Левитаны скорбно стояли возле глиняного отвала, на который из ямы летели желтые комья глины.

Я держал мать за руку, поглядывал на Марию и чувствовал, что она сейчас познаёт что-то большое, взрослое, страшное, что еще не дано познавать мне, и это большое и страшное отделило ее от меня и сделало меня одиноким и беспомощным.

Домой вернулись вечером, и когда сели за стол помянуть хозяина, старуха, взглянув на темноту за окном, вдруг громко спросила:

– А где Боря? Уже час, как он должен вернуться с работы.


Козлов собирал свои грязные тарелки в стопку. Он собрал их все и поставил в раковину. Потом он засучил рукава пижамной куртки и открыл кран на газовом водогрее.

Я стоял, не двигаясь, даже не в оцепенении, а как бы очарованный чем-то сладостно-болезненным.

В этом болезненном состоянии я начал ходить по квартире, забрел в кладовку, увидел поломанный стул без сиденья и понял, что именно он мне и нужен.

Сосредоточившись на своем занятии, я стал выламывать из него дубовую ножку. Она не поддавалась мне, но это даже радовало меня; я знал – от того, что сейчас мне не хватает сил, их прибудет в тот момент, когда они будут мне необходимы.

Стул затрещал, и выломанная ножка оказалась в моей руке.

Козлов домывал посуду, когда я подошел к нему сзади. Жирношеий, босоногий, в сбитых кожаных тапочках, он грузно возвышался передо мной. Ручищи его были толсты, брюхо прижато к раковине, над которой шумел цилиндрический водогрей, белый, грязный – всё на фоне темно-зеленой кухонной стены.

Сейчас я скажу ему:

– Дядя Миша, повернись!

Я скажу:

– Повернись!

– Повернись, дядя Миша!

– Повернись ко мне своим лицом!

Он повернулся. Значит, я уже сказал.

Я хотел, чтобы он непременно видел, как я буду бить его, чтобы лицезрение своего позора было для него дополнительной карой. И я ударил его через лицо с такой силой, что мне почудилось от звука удара и от той отдачи, которую я получил от своего орудия в руку, что я убил его.

Глаза его надо мною стали высокими.

Но к моему удивлению, он не упал замертво, а только страшно зарычал и схватился руками за лицо.

Тогда я ударил его по голове.

И сразу очутился в его ручищах, несравнимо превышающих мою возможность сопротивляться ему.

Кухня накренилась, как палуба корабля.

– С-с-с-с-с-сучонок! – услышал я над своим виском и понял, что мне конец.

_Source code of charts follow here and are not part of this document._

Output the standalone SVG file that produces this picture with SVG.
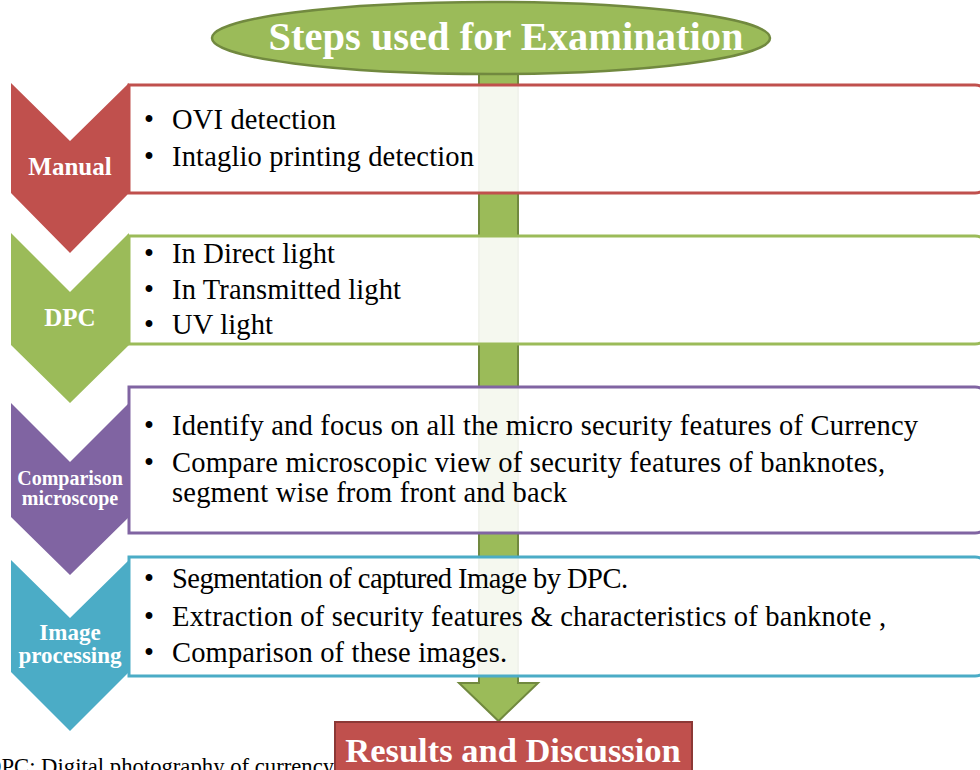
<svg xmlns="http://www.w3.org/2000/svg" width="980" height="770" viewBox="0 0 980 770">
<style>
.box{fill:#ffffff;fill-opacity:0.9;stroke-width:3}
.item{font-family:"Liberation Serif","Times New Roman",serif;font-size:28.5px;fill:#000000}
.lab{font-family:"Liberation Serif","Times New Roman",serif;font-weight:bold;fill:#ffffff;text-anchor:middle}
.chev{stroke:none}
</style>
<rect width="980" height="770" fill="#ffffff"/>
<g id="connectors">
<path d="M479,60 V683 H459 L498.5,721 L538,683 H518 V60 Z" fill="#9BBB59" stroke="#71893F" stroke-width="2"/>
</g>
<g id="manual">
<path class="box" d="M129,85 H975 Q985,85 985,95 V183 Q985,193 975,193 H129 Z" stroke="#C0504D"/>
<path class="chev" d="M11,83 L70,141 L129,83 L129,193 L70,253 L11,193 Z" fill="#C0504D"/>
<text class="lab" x="70" y="175" font-size="25">Manual</text>
<text class="item" x="144" y="129">•</text><text class="item" x="172" y="129" textLength="164" lengthAdjust="spacing">OVI detection</text>
<text class="item" x="144" y="166">•</text><text class="item" x="172" y="166" textLength="302" lengthAdjust="spacing">Intaglio printing detection</text>
</g>
<g id="dpc">
<path class="box" d="M129,236 H975 Q985,236 985,246 V334 Q985,344 975,344 H129 Z" stroke="#9BBB59"/>
<path class="chev" d="M11,233 L70,292 L129,233 L129,345 L70,403 L11,345 Z" fill="#9BBB59"/>
<text class="lab" x="70" y="326" font-size="25">DPC</text>
<text class="item" x="144" y="263">•</text><text class="item" x="172" y="263" textLength="163" lengthAdjust="spacing">In Direct light</text>
<text class="item" x="144" y="299">•</text><text class="item" x="172" y="299" textLength="229" lengthAdjust="spacing">In Transmitted light</text>
<text class="item" x="144" y="334">•</text><text class="item" x="172" y="334" textLength="101" lengthAdjust="spacing">UV light</text>
</g>
<g id="microscope">
<path class="box" d="M129,387 H975 Q985,387 985,397 V523 Q985,533 975,533 H129 Z" stroke="#8064A2"/>
<path class="chev" d="M11,403 L70,462 L129,403 L129,517 L70,575 L11,517 Z" fill="#8064A2"/>
<text class="lab" x="70" y="485" font-size="20">Comparison</text>
<text class="lab" x="70" y="505" font-size="20">microscope</text>
<text class="item" x="144" y="435">•</text><text class="item" x="172" y="435" textLength="746" lengthAdjust="spacing">Identify and focus on all the micro security features of Currency</text>
<text class="item" x="144" y="472">•</text><text class="item" x="172" y="472" textLength="713" lengthAdjust="spacing">Compare microscopic view of security features of banknotes,</text>
<text class="item" x="172" y="502" textLength="395" lengthAdjust="spacing">segment wise from front and back</text>
</g>
<g id="imageprocessing">
<path class="box" d="M129,557 H975 Q985,557 985,567 V666 Q985,676 975,676 H129 Z" stroke="#4BACC6"/>
<path class="chev" d="M11,560 L70,618 L129,560 L129,672 L70,731 L11,672 Z" fill="#4BACC6"/>
<text class="lab" x="70" y="640" font-size="23">Image</text>
<text class="lab" x="70" y="663" font-size="23">processing</text>
<text class="item" x="144" y="588">•</text><text class="item" x="172" y="588" textLength="456" lengthAdjust="spacing">Segmentation of captured Image by DPC.</text>
<text class="item" x="144" y="626">•</text><text class="item" x="172" y="626" textLength="714" lengthAdjust="spacing">Extraction of security features &amp; characteristics of banknote ,</text>
<text class="item" x="144" y="662">•</text><text class="item" x="172" y="662" textLength="335" lengthAdjust="spacing">Comparison of these images.</text>
</g>
<g id="title">
<ellipse cx="491" cy="38" rx="279" ry="36" fill="#9BBB59" stroke="#71893F" stroke-width="2.5"/>
<text class="lab" x="506" y="50" font-size="40.5">Steps used for Examination</text>
</g>
<g id="footnote">
<text x="-15" y="774" font-family="'Liberation Serif','Times New Roman',serif" font-size="22.7" fill="#000000">DPC: Digital photography of currency</text>
</g>
<g id="results">
<rect x="335" y="722" width="357" height="60" fill="#C0504D" stroke="#8C3836" stroke-width="2"/>
<text class="lab" x="513" y="762" font-size="34.5">Results and Discussion</text>
</g>
</svg>
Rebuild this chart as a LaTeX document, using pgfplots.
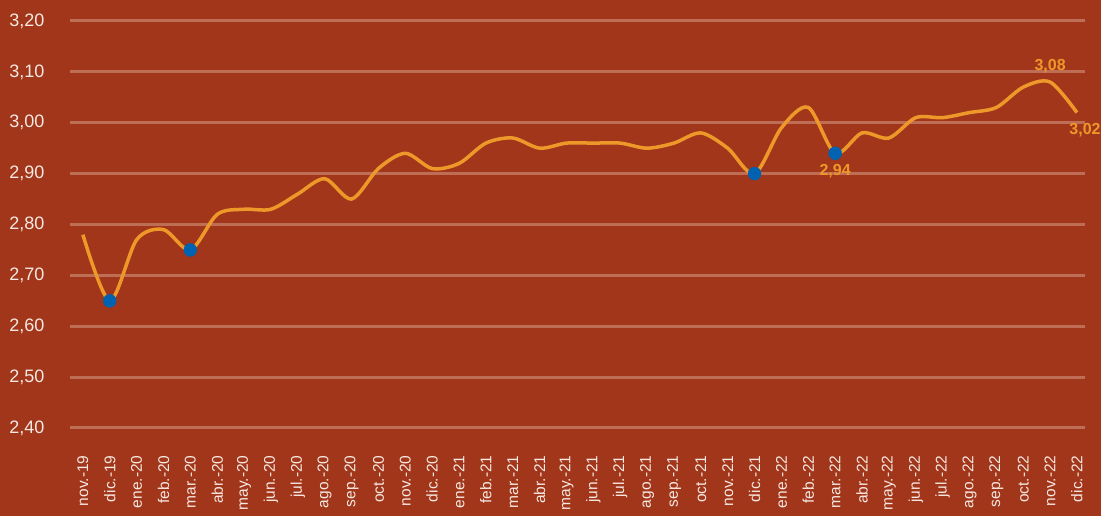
\documentclass[border=0pt]{standalone}
\usepackage{pgfplots}
\pgfplotsset{compat=1.18}
\usepackage{fontspec}
\setmainfont{Liberation Sans}
\definecolor{bg}{RGB}{161,54,26}
\definecolor{gridc}{RGB}{190,110,85}
\definecolor{linec}{RGB}{238,152,42}
\definecolor{dotc}{RGB}{0,98,176}
\definecolor{tickc}{RGB}{246,232,226}
\begin{document}
\begin{tikzpicture}
\fill[bg] (-70pt,-88pt) rectangle (1031pt,428pt);
\begin{axis}[
  at={(0,0)}, anchor=south west,
  scale only axis, width=1015pt, height=407pt,
  xmin=-0.48, xmax=37.3, ymin=2.40, ymax=3.20,
  axis line style={draw=none},
  major tick length=0pt,
  ytick={2.4,2.5,2.6,2.7,2.8,2.9,3.0,3.1,3.2},
  ymajorgrids, grid style={gridc, line width=3pt},
  xtick={0,...,37},
  xticklabels={nov.-19,dic.-19,ene.-20,feb.-20,mar.-20,abr.-20,may.-20,jun.-20,jul.-20,ago.-20,sep.-20,oct.-20,nov.-20,dic.-20,ene.-21,feb.-21,mar.-21,abr.-21,may.-21,jun.-21,jul.-21,ago.-21,sep.-21,oct.-21,nov.-21,dic.-21,ene.-22,feb.-22,mar.-22,abr.-22,may.-22,jun.-22,jul.-22,ago.-22,sep.-22,oct.-22,nov.-22,dic.-22},
  xticklabel style={rotate=90, anchor=east, font=\fontsize{15.5}{15.5}\selectfont, text=tickc, xshift=-24pt},
  yticklabel style={anchor=east, font=\fontsize{18}{18}\selectfont, text=tickc, xshift=-22pt},
  /pgf/number format/.cd, use comma, fixed, fixed zerofill, precision=2, assume math mode=true,
  /pgfplots/.cd,
  clip=false,
]
\addplot[linec, line width=3.5pt, smooth, tension=0.5] coordinates {
(0,2.78)(1,2.65)(2,2.77)(3,2.79)(4,2.75)(5,2.82)(6,2.83)(7,2.83)(8,2.86)(9,2.89)
(10,2.85)(11,2.91)(12,2.94)(13,2.91)(14,2.92)(15,2.96)(16,2.97)(17,2.95)(18,2.96)(19,2.96)
(20,2.96)(21,2.95)(22,2.96)(23,2.98)(24,2.95)(25,2.90)(26,2.99)(27,3.03)(28,2.94)(29,2.98)
(30,2.97)(31,3.01)(32,3.01)(33,3.02)(34,3.03)(35,3.07)(36,3.08)(37,3.02)};
\addplot[only marks, mark=*, mark size=6.5pt, dotc, mark options={fill=dotc, draw=dotc}] coordinates {
(1,2.65)(4,2.75)(25,2.90)(28,2.94)};
\node[font=\bfseries\fontsize{16}{16}\selectfont, text=linec, anchor=north] at (axis cs:28,2.925) {2,94};
\node[font=\bfseries\fontsize{16}{16}\selectfont, text=linec, anchor=south] at (axis cs:36,3.09) {3,08};
\node[font=\bfseries\fontsize{16}{16}\selectfont, text=linec, anchor=north] at (axis cs:37.3,3.005) {3,02};
\end{axis}
\pgfresetboundingbox
\useasboundingbox (-70pt,-88pt) rectangle (1031pt,428pt);
\end{tikzpicture}
\end{document}
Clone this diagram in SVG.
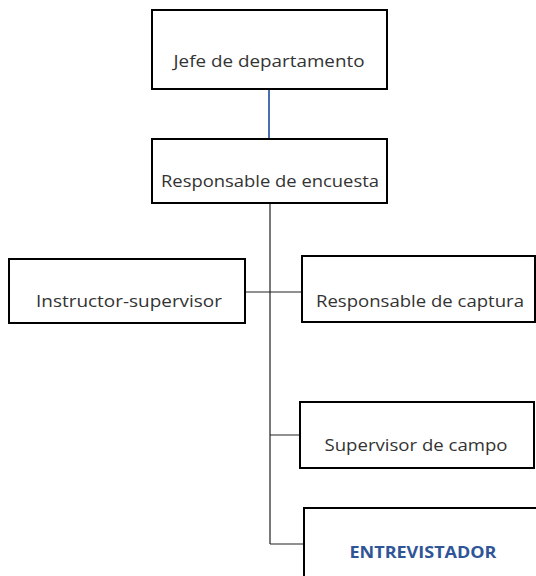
<svg xmlns="http://www.w3.org/2000/svg" width="536" height="576" viewBox="0 0 536 576">
<style>
.box{fill:#fff;stroke:#000;stroke-width:2}
.t{font-family:"Open Sans","Liberation Sans",Arial,sans-serif;font-size:16.5px;fill:#333;text-anchor:middle}
.b{font-weight:bold;fill:#2f5597}
.c{stroke:#222;stroke-width:1.2;fill:none}
</style>
<rect width="536" height="576" fill="#fff"/>
<g id="connectors">
<line x1="269" y1="89" x2="269" y2="139" stroke="#4a6fb0" stroke-width="2"/>
<path class="c" d="M270 203V544M245 292H302M270 435H300M270 544H304"/>
</g>
<g id="jefe"><rect class="box" x="152" y="10" width="235" height="79"/><text class="t" x="269" y="67" textLength="191" lengthAdjust="spacingAndGlyphs">Jefe de departamento</text></g>
<g id="responsable-encuesta"><rect class="box" x="152" y="139" width="235" height="64"/><text class="t" x="270" y="187" textLength="218" lengthAdjust="spacingAndGlyphs">Responsable de encuesta</text></g>
<g id="instructor"><rect class="box" x="9" y="259" width="236" height="64"/><text class="t" x="129" y="307" textLength="186" lengthAdjust="spacingAndGlyphs">Instructor-supervisor</text></g>
<g id="captura"><rect class="box" x="302" y="256" width="233" height="66"/><text class="t" x="420" y="307" textLength="208" lengthAdjust="spacingAndGlyphs">Responsable de captura</text></g>
<g id="supervisor-campo"><rect class="box" x="300" y="402" width="234" height="66"/><text class="t" x="416" y="451" textLength="183" lengthAdjust="spacingAndGlyphs">Supervisor de campo</text></g>
<g id="entrevistador"><rect class="box" x="304" y="508" width="240" height="80"/><text class="t b" x="423" y="558" textLength="147" lengthAdjust="spacingAndGlyphs">ENTREVISTADOR</text></g>
</svg>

Мы оба упали на скользкий пол.

Но я уже ничего не боялся. Я уже поднялся над страхом. Я знал: самое страшное позади, я прошел самое страшное, я уже ударил его.

Вдруг Козлов рывком скатился с меня, и мне открылось в пылающей высоте искаженное лицо моего отца.

– Сволочь! – орал Козлов.

Отец потащил меня по коридору в комнату, а я упирался и кричал:

– Я все равно его убью! Он не будет жить!

Затворив дверь и прижавшись к ней спиной, отец хрипел мне в самое лицо:

– Ты понимаешь, что он может сделать! Или ты захотел в колонию? На Пряжку захотел?

Но я ничего не желал знать. Я хотел бить Козлова по лицу.

В квартире началась суматоха. Козлов, разъяренный, весь в густой крови, рычал, как зверь, и порывался вызвать милицию, чтобы меня и моего отца немедленно взяли под стражу, и орал. что он сам, своей рукой, таких, как мы, с удовольствием расстреливал бы тысячами, десятками тысяч! Но все понимали, и сам он понимал, что произошедшее слишком позорно для него и единственное, что он может сделать, – это написать на нас донос. Но и он, как и я, жаждал в эту минуту мщения и крови.

К ночи у меня поднялась температура, и мне все казалось, что Мария сидит рядом со мной и я ей все время повторяю: «Я отомстил. Я отомстил». И эти слова фантастическим образом звучат совсем иначе: «Какая ты красивая, Мария! Какая красивая!» Моя мать здорово напилась, много меня целовала, и помню, с нею рядом сидела мама Марии, и обе они пили водку и плакали. Впрочем, может быть, это было уже на следующий день или в другой последовательности – мозг мой события ухватывал урывками и в единую картину сложить не мог.